Images do not belong in the copy. Retype all the entries below exactly.

**** Task material ****

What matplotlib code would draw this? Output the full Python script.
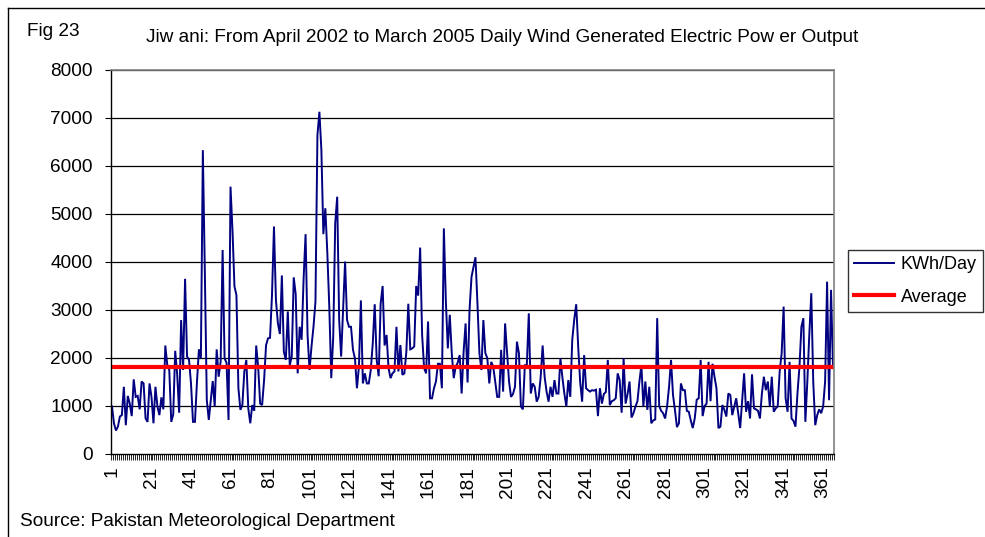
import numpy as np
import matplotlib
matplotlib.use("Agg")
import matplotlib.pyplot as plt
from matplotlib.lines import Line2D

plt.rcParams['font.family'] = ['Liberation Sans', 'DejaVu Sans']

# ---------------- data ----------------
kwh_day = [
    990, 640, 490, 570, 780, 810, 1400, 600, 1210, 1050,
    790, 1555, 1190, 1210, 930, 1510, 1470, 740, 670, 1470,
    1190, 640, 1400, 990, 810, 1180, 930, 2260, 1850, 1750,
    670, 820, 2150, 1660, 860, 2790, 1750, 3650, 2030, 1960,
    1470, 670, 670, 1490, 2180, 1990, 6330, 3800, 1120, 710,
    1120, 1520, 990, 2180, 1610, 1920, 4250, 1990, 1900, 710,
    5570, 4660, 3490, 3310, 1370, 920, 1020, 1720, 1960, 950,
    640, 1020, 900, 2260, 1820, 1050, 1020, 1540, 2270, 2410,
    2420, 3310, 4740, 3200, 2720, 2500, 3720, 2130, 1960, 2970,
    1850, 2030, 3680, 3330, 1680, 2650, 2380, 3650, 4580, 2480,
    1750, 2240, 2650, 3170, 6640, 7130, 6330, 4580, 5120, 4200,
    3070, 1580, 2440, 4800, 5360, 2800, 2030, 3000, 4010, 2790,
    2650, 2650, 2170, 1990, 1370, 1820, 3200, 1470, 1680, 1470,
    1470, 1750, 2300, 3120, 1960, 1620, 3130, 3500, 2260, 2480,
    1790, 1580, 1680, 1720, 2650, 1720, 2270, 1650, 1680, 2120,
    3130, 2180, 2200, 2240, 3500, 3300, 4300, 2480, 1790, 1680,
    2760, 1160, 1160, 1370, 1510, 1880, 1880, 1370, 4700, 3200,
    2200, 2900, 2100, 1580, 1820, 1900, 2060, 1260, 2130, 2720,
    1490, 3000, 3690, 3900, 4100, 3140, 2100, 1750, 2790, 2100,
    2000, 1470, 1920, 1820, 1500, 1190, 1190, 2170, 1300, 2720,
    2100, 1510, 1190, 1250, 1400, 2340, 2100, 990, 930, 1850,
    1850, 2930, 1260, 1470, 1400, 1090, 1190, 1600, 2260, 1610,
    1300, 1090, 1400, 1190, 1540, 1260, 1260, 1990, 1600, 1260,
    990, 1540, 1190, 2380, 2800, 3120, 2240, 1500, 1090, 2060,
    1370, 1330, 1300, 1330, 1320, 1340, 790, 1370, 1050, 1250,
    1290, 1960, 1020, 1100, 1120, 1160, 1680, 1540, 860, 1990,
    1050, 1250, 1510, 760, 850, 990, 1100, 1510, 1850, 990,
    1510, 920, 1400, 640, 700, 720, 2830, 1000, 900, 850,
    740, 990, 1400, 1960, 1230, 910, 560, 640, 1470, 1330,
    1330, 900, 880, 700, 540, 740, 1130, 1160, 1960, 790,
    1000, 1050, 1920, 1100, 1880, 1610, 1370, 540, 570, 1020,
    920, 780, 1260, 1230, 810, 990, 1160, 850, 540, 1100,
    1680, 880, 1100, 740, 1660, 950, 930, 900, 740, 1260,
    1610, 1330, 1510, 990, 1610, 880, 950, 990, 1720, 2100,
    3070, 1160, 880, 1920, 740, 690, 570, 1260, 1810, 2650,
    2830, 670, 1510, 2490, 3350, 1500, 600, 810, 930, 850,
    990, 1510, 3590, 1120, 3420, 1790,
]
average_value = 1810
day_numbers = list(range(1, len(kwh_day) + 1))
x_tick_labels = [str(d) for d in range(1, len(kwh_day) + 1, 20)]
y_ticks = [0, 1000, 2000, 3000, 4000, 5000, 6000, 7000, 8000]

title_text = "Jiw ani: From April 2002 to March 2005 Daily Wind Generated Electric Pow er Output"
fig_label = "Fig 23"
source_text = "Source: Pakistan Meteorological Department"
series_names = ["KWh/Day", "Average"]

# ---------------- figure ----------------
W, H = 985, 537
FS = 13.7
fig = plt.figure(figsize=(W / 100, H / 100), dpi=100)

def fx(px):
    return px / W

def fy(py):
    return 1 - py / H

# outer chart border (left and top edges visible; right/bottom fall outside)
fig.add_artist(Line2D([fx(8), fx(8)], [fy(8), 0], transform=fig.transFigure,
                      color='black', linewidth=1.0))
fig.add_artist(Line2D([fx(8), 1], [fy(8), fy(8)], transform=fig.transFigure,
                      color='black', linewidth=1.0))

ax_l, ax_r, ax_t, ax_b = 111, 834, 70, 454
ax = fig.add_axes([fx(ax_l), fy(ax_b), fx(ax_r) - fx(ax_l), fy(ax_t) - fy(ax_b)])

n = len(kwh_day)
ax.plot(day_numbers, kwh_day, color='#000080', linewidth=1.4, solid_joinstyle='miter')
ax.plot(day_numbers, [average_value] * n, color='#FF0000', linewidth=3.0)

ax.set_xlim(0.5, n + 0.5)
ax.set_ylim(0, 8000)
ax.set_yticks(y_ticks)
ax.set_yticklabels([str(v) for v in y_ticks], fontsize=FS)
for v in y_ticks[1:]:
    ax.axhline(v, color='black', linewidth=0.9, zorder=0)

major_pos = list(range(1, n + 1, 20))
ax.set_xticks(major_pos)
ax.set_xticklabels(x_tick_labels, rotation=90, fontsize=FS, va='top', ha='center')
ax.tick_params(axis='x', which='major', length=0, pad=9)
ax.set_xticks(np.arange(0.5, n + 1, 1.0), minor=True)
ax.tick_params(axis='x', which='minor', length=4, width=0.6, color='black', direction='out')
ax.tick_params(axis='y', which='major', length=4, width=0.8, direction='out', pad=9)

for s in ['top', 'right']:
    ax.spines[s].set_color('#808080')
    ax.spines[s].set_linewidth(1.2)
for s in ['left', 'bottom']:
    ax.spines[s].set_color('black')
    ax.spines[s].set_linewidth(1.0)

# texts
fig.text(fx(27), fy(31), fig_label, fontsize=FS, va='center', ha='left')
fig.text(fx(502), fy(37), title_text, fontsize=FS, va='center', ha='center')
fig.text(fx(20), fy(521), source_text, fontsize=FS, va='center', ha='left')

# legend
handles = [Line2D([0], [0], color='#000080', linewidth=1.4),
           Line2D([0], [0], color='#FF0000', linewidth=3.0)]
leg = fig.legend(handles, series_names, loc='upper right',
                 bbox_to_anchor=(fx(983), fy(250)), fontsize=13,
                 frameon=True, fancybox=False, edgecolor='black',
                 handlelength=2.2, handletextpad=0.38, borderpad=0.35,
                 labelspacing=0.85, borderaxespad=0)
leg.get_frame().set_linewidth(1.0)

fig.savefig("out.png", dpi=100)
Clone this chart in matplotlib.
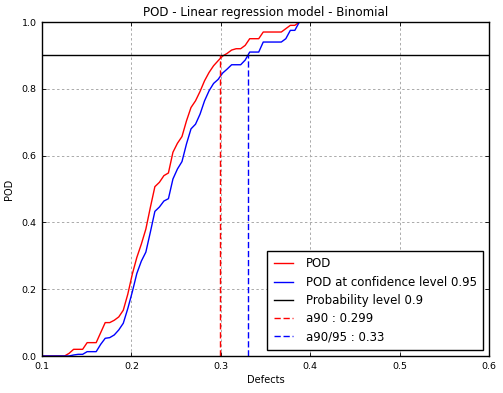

****

Exercise result
What matplotlib code would draw this? Output the full Python script.
import numpy as np
import matplotlib
matplotlib.use("Agg")
import matplotlib.pyplot as plt
from matplotlib.lines import Line2D

plt.rcParams['font.family'] = ['Liberation Sans', 'DejaVu Sans']

# ---------------- data ----------------
kwh_day = [
    990, 640, 490, 570, 780, 810, 1400, 600, 1210, 1050,
    790, 1555, 1190, 1210, 930, 1510, 1470, 740, 670, 1470,
    1190, 640, 1400, 990, 810, 1180, 930, 2260, 1850, 1750,
    670, 820, 2150, 1660, 860, 2790, 1750, 3650, 2030, 1960,
    1470, 670, 670, 1490, 2180, 1990, 6330, 3800, 1120, 710,
    1120, 1520, 990, 2180, 1610, 1920, 4250, 1990, 1900, 710,
    5570, 4660, 3490, 3310, 1370, 920, 1020, 1720, 1960, 950,
    640, 1020, 900, 2260, 1820, 1050, 1020, 1540, 2270, 2410,
    2420, 3310, 4740, 3200, 2720, 2500, 3720, 2130, 1960, 2970,
    1850, 2030, 3680, 3330, 1680, 2650, 2380, 3650, 4580, 2480,
    1750, 2240, 2650, 3170, 6640, 7130, 6330, 4580, 5120, 4200,
    3070, 1580, 2440, 4800, 5360, 2800, 2030, 3000, 4010, 2790,
    2650, 2650, 2170, 1990, 1370, 1820, 3200, 1470, 1680, 1470,
    1470, 1750, 2300, 3120, 1960, 1620, 3130, 3500, 2260, 2480,
    1790, 1580, 1680, 1720, 2650, 1720, 2270, 1650, 1680, 2120,
    3130, 2180, 2200, 2240, 3500, 3300, 4300, 2480, 1790, 1680,
    2760, 1160, 1160, 1370, 1510, 1880, 1880, 1370, 4700, 3200,
    2200, 2900, 2100, 1580, 1820, 1900, 2060, 1260, 2130, 2720,
    1490, 3000, 3690, 3900, 4100, 3140, 2100, 1750, 2790, 2100,
    2000, 1470, 1920, 1820, 1500, 1190, 1190, 2170, 1300, 2720,
    2100, 1510, 1190, 1250, 1400, 2340, 2100, 990, 930, 1850,
    1850, 2930, 1260, 1470, 1400, 1090, 1190, 1600, 2260, 1610,
    1300, 1090, 1400, 1190, 1540, 1260, 1260, 1990, 1600, 1260,
    990, 1540, 1190, 2380, 2800, 3120, 2240, 1500, 1090, 2060,
    1370, 1330, 1300, 1330, 1320, 1340, 790, 1370, 1050, 1250,
    1290, 1960, 1020, 1100, 1120, 1160, 1680, 1540, 860, 1990,
    1050, 1250, 1510, 760, 850, 990, 1100, 1510, 1850, 990,
    1510, 920, 1400, 640, 700, 720, 2830, 1000, 900, 850,
    740, 990, 1400, 1960, 1230, 910, 560, 640, 1470, 1330,
    1330, 900, 880, 700, 540, 740, 1130, 1160, 1960, 790,
    1000, 1050, 1920, 1100, 1880, 1610, 1370, 540, 570, 1020,
    920, 780, 1260, 1230, 810, 990, 1160, 850, 540, 1100,
    1680, 880, 1100, 740, 1660, 950, 930, 900, 740, 1260,
    1610, 1330, 1510, 990, 1610, 880, 950, 990, 1720, 2100,
    3070, 1160, 880, 1920, 740, 690, 570, 1260, 1810, 2650,
    2830, 670, 1510, 2490, 3350, 1500, 600, 810, 930, 850,
    990, 1510, 3590, 1120, 3420, 1790,
]
average_value = 1810
day_numbers = list(range(1, len(kwh_day) + 1))
x_tick_labels = [str(d) for d in range(1, len(kwh_day) + 1, 20)]
y_ticks = [0, 1000, 2000, 3000, 4000, 5000, 6000, 7000, 8000]

title_text = "Jiw ani: From April 2002 to March 2005 Daily Wind Generated Electric Pow er Output"
fig_label = "Fig 23"
source_text = "Source: Pakistan Meteorological Department"
series_names = ["KWh/Day", "Average"]

# ---------------- figure ----------------
W, H = 985, 537
FS = 13.7
fig = plt.figure(figsize=(W / 100, H / 100), dpi=100)

def fx(px):
    return px / W

def fy(py):
    return 1 - py / H

# outer chart border (left and top edges visible; right/bottom fall outside)
fig.add_artist(Line2D([fx(8), fx(8)], [fy(8), 0], transform=fig.transFigure,
                      color='black', linewidth=1.0))
fig.add_artist(Line2D([fx(8), 1], [fy(8), fy(8)], transform=fig.transFigure,
                      color='black', linewidth=1.0))

ax_l, ax_r, ax_t, ax_b = 111, 834, 70, 454
ax = fig.add_axes([fx(ax_l), fy(ax_b), fx(ax_r) - fx(ax_l), fy(ax_t) - fy(ax_b)])

n = len(kwh_day)
ax.plot(day_numbers, kwh_day, color='#000080', linewidth=1.4, solid_joinstyle='miter')
ax.plot(day_numbers, [average_value] * n, color='#FF0000', linewidth=3.0)

ax.set_xlim(0.5, n + 0.5)
ax.set_ylim(0, 8000)
ax.set_yticks(y_ticks)
ax.set_yticklabels([str(v) for v in y_ticks], fontsize=FS)
for v in y_ticks[1:]:
    ax.axhline(v, color='black', linewidth=0.9, zorder=0)

major_pos = list(range(1, n + 1, 20))
ax.set_xticks(major_pos)
ax.set_xticklabels(x_tick_labels, rotation=90, fontsize=FS, va='top', ha='center')
ax.tick_params(axis='x', which='major', length=0, pad=9)
ax.set_xticks(np.arange(0.5, n + 1, 1.0), minor=True)
ax.tick_params(axis='x', which='minor', length=4, width=0.6, color='black', direction='out')
ax.tick_params(axis='y', which='major', length=4, width=0.8, direction='out', pad=9)

for s in ['top', 'right']:
    ax.spines[s].set_color('#808080')
    ax.spines[s].set_linewidth(1.2)
for s in ['left', 'bottom']:
    ax.spines[s].set_color('black')
    ax.spines[s].set_linewidth(1.0)

# texts
fig.text(fx(27), fy(31), fig_label, fontsize=FS, va='center', ha='left')
fig.text(fx(502), fy(37), title_text, fontsize=FS, va='center', ha='center')
fig.text(fx(20), fy(521), source_text, fontsize=FS, va='center', ha='left')

# legend
handles = [Line2D([0], [0], color='#000080', linewidth=1.4),
           Line2D([0], [0], color='#FF0000', linewidth=3.0)]
leg = fig.legend(handles, series_names, loc='upper right',
                 bbox_to_anchor=(fx(983), fy(250)), fontsize=13,
                 frameon=True, fancybox=False, edgecolor='black',
                 handlelength=2.2, handletextpad=0.38, borderpad=0.35,
                 labelspacing=0.85, borderaxespad=0)
leg.get_frame().set_linewidth(1.0)

fig.savefig("out.png", dpi=100)
Clone this chart in matplotlib.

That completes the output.